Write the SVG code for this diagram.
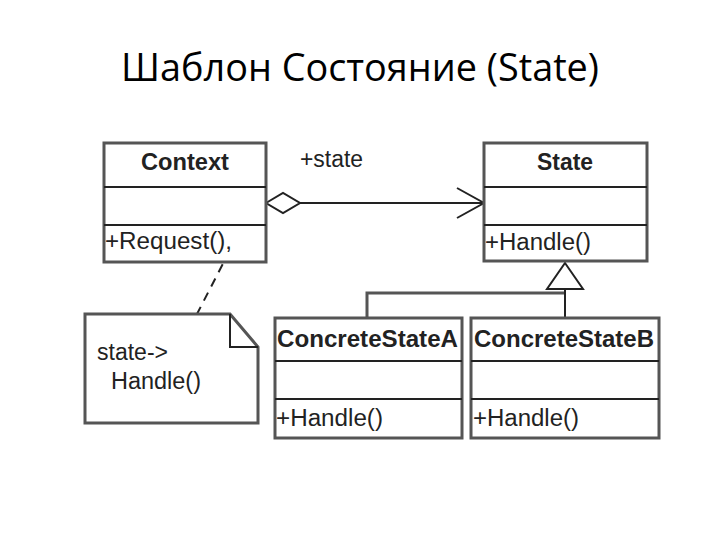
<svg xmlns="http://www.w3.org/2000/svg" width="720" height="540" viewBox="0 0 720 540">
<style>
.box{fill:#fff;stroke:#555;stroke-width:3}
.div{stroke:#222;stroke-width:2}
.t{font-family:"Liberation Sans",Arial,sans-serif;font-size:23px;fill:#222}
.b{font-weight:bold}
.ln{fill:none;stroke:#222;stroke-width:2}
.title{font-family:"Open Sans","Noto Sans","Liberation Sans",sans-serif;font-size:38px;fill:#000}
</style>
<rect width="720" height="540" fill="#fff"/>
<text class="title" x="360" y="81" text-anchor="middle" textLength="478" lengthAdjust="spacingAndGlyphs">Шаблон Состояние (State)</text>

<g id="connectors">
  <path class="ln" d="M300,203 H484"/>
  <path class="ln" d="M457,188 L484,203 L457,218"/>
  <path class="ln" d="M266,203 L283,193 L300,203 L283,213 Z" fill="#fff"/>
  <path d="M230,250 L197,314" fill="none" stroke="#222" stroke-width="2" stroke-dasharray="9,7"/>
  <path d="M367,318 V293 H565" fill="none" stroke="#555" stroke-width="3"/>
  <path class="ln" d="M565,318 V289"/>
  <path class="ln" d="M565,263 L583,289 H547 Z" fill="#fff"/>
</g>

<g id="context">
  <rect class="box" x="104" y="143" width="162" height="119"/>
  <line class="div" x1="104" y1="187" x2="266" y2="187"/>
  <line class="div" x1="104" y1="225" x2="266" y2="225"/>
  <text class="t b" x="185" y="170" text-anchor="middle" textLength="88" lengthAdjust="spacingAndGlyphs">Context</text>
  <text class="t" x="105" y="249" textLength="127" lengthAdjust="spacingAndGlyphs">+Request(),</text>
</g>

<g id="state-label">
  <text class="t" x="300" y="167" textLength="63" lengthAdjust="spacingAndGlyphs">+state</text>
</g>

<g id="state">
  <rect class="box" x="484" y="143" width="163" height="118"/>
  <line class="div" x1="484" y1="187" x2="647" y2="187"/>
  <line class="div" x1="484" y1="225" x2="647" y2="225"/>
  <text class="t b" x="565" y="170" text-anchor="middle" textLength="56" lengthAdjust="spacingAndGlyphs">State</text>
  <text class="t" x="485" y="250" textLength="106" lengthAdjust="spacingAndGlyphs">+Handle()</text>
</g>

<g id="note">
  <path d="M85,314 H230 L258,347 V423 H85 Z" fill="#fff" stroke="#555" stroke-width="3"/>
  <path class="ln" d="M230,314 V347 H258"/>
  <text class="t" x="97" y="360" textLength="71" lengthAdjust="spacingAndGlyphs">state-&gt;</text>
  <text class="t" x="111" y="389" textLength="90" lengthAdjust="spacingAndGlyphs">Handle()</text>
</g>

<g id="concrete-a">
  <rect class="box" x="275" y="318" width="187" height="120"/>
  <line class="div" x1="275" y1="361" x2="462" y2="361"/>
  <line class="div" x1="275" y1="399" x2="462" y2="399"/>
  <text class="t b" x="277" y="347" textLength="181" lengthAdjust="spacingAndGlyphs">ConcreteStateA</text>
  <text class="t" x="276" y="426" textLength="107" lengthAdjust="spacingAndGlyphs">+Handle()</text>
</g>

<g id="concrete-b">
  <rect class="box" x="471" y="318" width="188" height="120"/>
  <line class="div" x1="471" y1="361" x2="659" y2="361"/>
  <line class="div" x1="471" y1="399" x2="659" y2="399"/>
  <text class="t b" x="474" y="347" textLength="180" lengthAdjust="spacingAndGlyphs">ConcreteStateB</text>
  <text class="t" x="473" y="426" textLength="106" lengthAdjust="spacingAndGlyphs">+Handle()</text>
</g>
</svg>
○ ○ ○ ○
» **Direction**:
Copy the data character for character, but drop all pictures from the copy.

» **Response for this exercise**:
Write the SVG code for this diagram.
<svg xmlns="http://www.w3.org/2000/svg" width="720" height="540" viewBox="0 0 720 540">
<style>
.box{fill:#fff;stroke:#555;stroke-width:3}
.div{stroke:#222;stroke-width:2}
.t{font-family:"Liberation Sans",Arial,sans-serif;font-size:23px;fill:#222}
.b{font-weight:bold}
.ln{fill:none;stroke:#222;stroke-width:2}
.title{font-family:"Open Sans","Noto Sans","Liberation Sans",sans-serif;font-size:38px;fill:#000}
</style>
<rect width="720" height="540" fill="#fff"/>
<text class="title" x="360" y="81" text-anchor="middle" textLength="478" lengthAdjust="spacingAndGlyphs">Шаблон Состояние (State)</text>

<g id="connectors">
  <path class="ln" d="M300,203 H484"/>
  <path class="ln" d="M457,188 L484,203 L457,218"/>
  <path class="ln" d="M266,203 L283,193 L300,203 L283,213 Z" fill="#fff"/>
  <path d="M230,250 L197,314" fill="none" stroke="#222" stroke-width="2" stroke-dasharray="9,7"/>
  <path d="M367,318 V293 H565" fill="none" stroke="#555" stroke-width="3"/>
  <path class="ln" d="M565,318 V289"/>
  <path class="ln" d="M565,263 L583,289 H547 Z" fill="#fff"/>
</g>

<g id="context">
  <rect class="box" x="104" y="143" width="162" height="119"/>
  <line class="div" x1="104" y1="187" x2="266" y2="187"/>
  <line class="div" x1="104" y1="225" x2="266" y2="225"/>
  <text class="t b" x="185" y="170" text-anchor="middle" textLength="88" lengthAdjust="spacingAndGlyphs">Context</text>
  <text class="t" x="105" y="249" textLength="127" lengthAdjust="spacingAndGlyphs">+Request(),</text>
</g>

<g id="state-label">
  <text class="t" x="300" y="167" textLength="63" lengthAdjust="spacingAndGlyphs">+state</text>
</g>

<g id="state">
  <rect class="box" x="484" y="143" width="163" height="118"/>
  <line class="div" x1="484" y1="187" x2="647" y2="187"/>
  <line class="div" x1="484" y1="225" x2="647" y2="225"/>
  <text class="t b" x="565" y="170" text-anchor="middle" textLength="56" lengthAdjust="spacingAndGlyphs">State</text>
  <text class="t" x="485" y="250" textLength="106" lengthAdjust="spacingAndGlyphs">+Handle()</text>
</g>

<g id="note">
  <path d="M85,314 H230 L258,347 V423 H85 Z" fill="#fff" stroke="#555" stroke-width="3"/>
  <path class="ln" d="M230,314 V347 H258"/>
  <text class="t" x="97" y="360" textLength="71" lengthAdjust="spacingAndGlyphs">state-&gt;</text>
  <text class="t" x="111" y="389" textLength="90" lengthAdjust="spacingAndGlyphs">Handle()</text>
</g>

<g id="concrete-a">
  <rect class="box" x="275" y="318" width="187" height="120"/>
  <line class="div" x1="275" y1="361" x2="462" y2="361"/>
  <line class="div" x1="275" y1="399" x2="462" y2="399"/>
  <text class="t b" x="277" y="347" textLength="181" lengthAdjust="spacingAndGlyphs">ConcreteStateA</text>
  <text class="t" x="276" y="426" textLength="107" lengthAdjust="spacingAndGlyphs">+Handle()</text>
</g>

<g id="concrete-b">
  <rect class="box" x="471" y="318" width="188" height="120"/>
  <line class="div" x1="471" y1="361" x2="659" y2="361"/>
  <line class="div" x1="471" y1="399" x2="659" y2="399"/>
  <text class="t b" x="474" y="347" textLength="180" lengthAdjust="spacingAndGlyphs">ConcreteStateB</text>
  <text class="t" x="473" y="426" textLength="106" lengthAdjust="spacingAndGlyphs">+Handle()</text>
</g>
</svg>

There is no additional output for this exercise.